Na comunidade de Jesus não existem limites para o perdão (setenta vezes sete). Ao entrar na comunidade (pelo batismo), cada pessoa (adulta) já recebeu do Pai um perdão imenso (dez mil talentos), sem falar que a vida já é um dom que ninguém pode pagar (Sl 49,8s). A vida na comunidade precisa, portanto, basear-se no amor e na misericórdia, compartilhando entre todos esse perdão que cada um recebeu.

Ao terminar estes discursos, Jesus deixou a Galileia e veio para o território da Judeia além do Jordão (19,1).

Ao indicar a mudança do local, Mt segue Mc 10,1. Jesus não voltará mais à Galileia antes da sua ressurreição (cf. 28,7.16).

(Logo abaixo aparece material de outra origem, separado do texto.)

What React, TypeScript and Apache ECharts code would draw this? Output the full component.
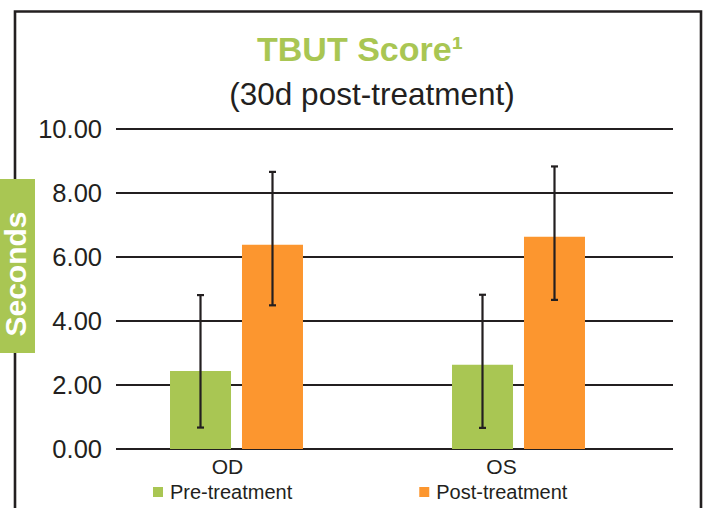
import React, { useEffect, useRef } from "react";
import * as echarts from "echarts";

const categories = ["OD", "OS"];
const seriesNames = ["Pre-treatment", "Post-treatment"];
const preValues = [2.44, 2.63];
const postValues = [6.38, 6.63];
const preErrLow = [0.67, 0.66];
const preErrHigh = [4.81, 4.82];
const postErrLow = [4.49, 4.66];
const postErrHigh = [8.66, 8.83];
const yTicks = [0, 2, 4, 6, 8, 10];

const DARK = "#231f20";
const GREEN = "#a9c653";
const ORANGE = "#fc962f";
const FONT = "'Liberation Sans', Arial, Helvetica, sans-serif";

export default function App() {
  const ref = useRef<HTMLDivElement>(null);
  useEffect(() => {
    if (!ref.current) return;
    const chart = echarts.init(ref.current, null, { renderer: "svg" });
    const BAR_W = 61;
    const OFF = 36;
    const errRender = (offset: number) => (params: any, api: any) => {
      const c = api.value(0);
      const lo = api.coord([c, api.value(1)]);
      const hi = api.coord([c, api.value(2)]);
      const x = lo[0] + offset;
      const cap = 3.5;
      const st = { stroke: DARK, lineWidth: 2.2 };
      return {
        type: "group",
        children: [
          { type: "line", shape: { x1: x, y1: lo[1], x2: x, y2: hi[1] }, style: st },
          { type: "line", shape: { x1: x - cap, y1: lo[1], x2: x + cap, y2: lo[1] }, style: st },
          { type: "line", shape: { x1: x - cap, y1: hi[1], x2: x + cap, y2: hi[1] }, style: st },
        ],
      };
    };
    chart.setOption({
      animation: false,
      textStyle: { fontFamily: FONT },
      grid: [
        { left: 116, right: 36, top: 129, bottom: 59 },
        { left: 95.5, right: 49.5, top: 129, bottom: 59 },
        { left: 90.5, right: 70.5, top: 129, bottom: 59 },
      ],
      xAxis: [
        { type: "category", gridIndex: 0, data: categories, show: false },
        { type: "category", gridIndex: 1, data: categories, show: false },
        {
          type: "category",
          gridIndex: 2,
          data: categories,
          axisLine: { show: false },
          axisTick: { show: false },
          axisLabel: { color: DARK, fontSize: 21, margin: 7, fontFamily: FONT },
        },
      ],
      yAxis: [
        {
          type: "value",
          gridIndex: 0,
          min: yTicks[0],
          max: yTicks[yTicks.length - 1],
          interval: 2,
          axisLine: { show: false },
          axisTick: { show: false },
          axisLabel: {
            color: DARK,
            fontSize: 25.5,
            margin: 14,
            fontFamily: FONT,
            formatter: (v: number) => v.toFixed(2),
          },
          splitLine: { lineStyle: { color: DARK, width: 2.2 } },
        },
        { type: "value", gridIndex: 1, min: 0, max: 10, show: false },
        { type: "value", gridIndex: 2, min: 0, max: 10, show: false },
      ],
      legend: {
        data: seriesNames,
        left: 153,
        top: 482,
        padding: 0,
        itemWidth: 10,
        itemHeight: 10,
        itemGap: 127,
        icon: "rect",
        textStyle: { color: DARK, fontSize: 20, fontFamily: FONT, padding: [0, 0, 0, 2] },
      },
      series: [
        {
          name: seriesNames[0],
          type: "bar",
          xAxisIndex: 1,
          yAxisIndex: 1,
          barWidth: BAR_W,
          barGap: "18%",
          itemStyle: { color: GREEN },
          data: preValues,
        },
        {
          name: seriesNames[1],
          type: "bar",
          xAxisIndex: 1,
          yAxisIndex: 1,
          barWidth: BAR_W,
          barGap: "18%",
          itemStyle: { color: ORANGE },
          data: postValues,
        },
        {
          type: "custom",
          xAxisIndex: 1,
          yAxisIndex: 1,
          renderItem: errRender(-OFF),
          encode: { x: 0, y: [1, 2] },
          data: categories.map((_, i) => [i, preErrLow[i], preErrHigh[i]]),
          z: 10,
        },
        {
          type: "custom",
          xAxisIndex: 1,
          yAxisIndex: 1,
          renderItem: errRender(OFF),
          encode: { x: 0, y: [1, 2] },
          data: categories.map((_, i) => [i, postErrLow[i], postErrHigh[i]]),
          z: 10,
        },
      ],
      graphic: [
        {
          type: "polyline",
          shape: { points: [[15, 520], [15, 11.5], [701, 11.5], [701, 520]] },
          style: { stroke: DARK, lineWidth: 2.6, fill: null },
          z: 0,
        },
        {
          type: "rect",
          shape: { x: 0, y: 179, width: 35, height: 174 },
          style: { fill: GREEN },
          z: 5,
        },
        {
          type: "text",
          x: 15.5,
          y: 274,
          rotation: Math.PI / 2,
          style: {
            text: "Seconds",
            fill: "#ffffff",
            font: `bold 30px ${FONT}`,
            lineHeight: 28,
            align: "center",
            verticalAlign: "middle",
          },
          z: 6,
        },
        {
          type: "text",
          x: 360,
          y: 49,
          style: {
            text: "TBUT Score¹",
            fill: GREEN,
            font: `bold 34px ${FONT}`,
            align: "center",
            verticalAlign: "middle",
          },
        },
        {
          type: "text",
          x: 372,
          y: 94,
          style: {
            text: "(30d post-treatment)",
            fill: DARK,
            font: `31.5px ${FONT}`,
            align: "center",
            verticalAlign: "middle",
          },
        },
      ],
    });
    return () => chart.dispose();
  }, []);
  return (
    <div
      ref={ref}
      style={{ position: "fixed", left: 0, top: 0, width: 709, height: 508, background: "#fff" }}
    />
  );
}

Já se encontra no caminho a Jerusalém (cf. 20,17) que passa por Judeia e pelo outro lado do Jordão (os judeus costumavam evitar o caminho mais curto pelo território da Samaria).

Com esta frase transitória (cf. 11,1; 13,53), Mt conclui mais um discurso, mas o tema da comunidade continua nas instruções do caps. 19-20 (sobre família, propriedade, trabalho, autoridade), seguindo o roteiro de Mc 10.

O site da CNBB comenta: Nós não temos como pagar a Deus para obtermos o perdão dos nossos pecados, de modo que merecemos a paga pelos mesmos que é a morte. Mas o amor misericordioso de Deus não permite que nenhum dos seus filhos e filhas seja entregue à morte, de modo que a verdadeira paga pelos nossos pecados foi a obediência de Jesus, amando-nos até o fim e, assim, apesar dos nossos pecados, temos a eterna aliança com ele. Desse modo, Deus nos dá o exemplo do verdadeiro perdão, nos ensinando que tudo devemos fazer para restaurar a unidade perdida por causa dos males que as pessoas comentem contra nós.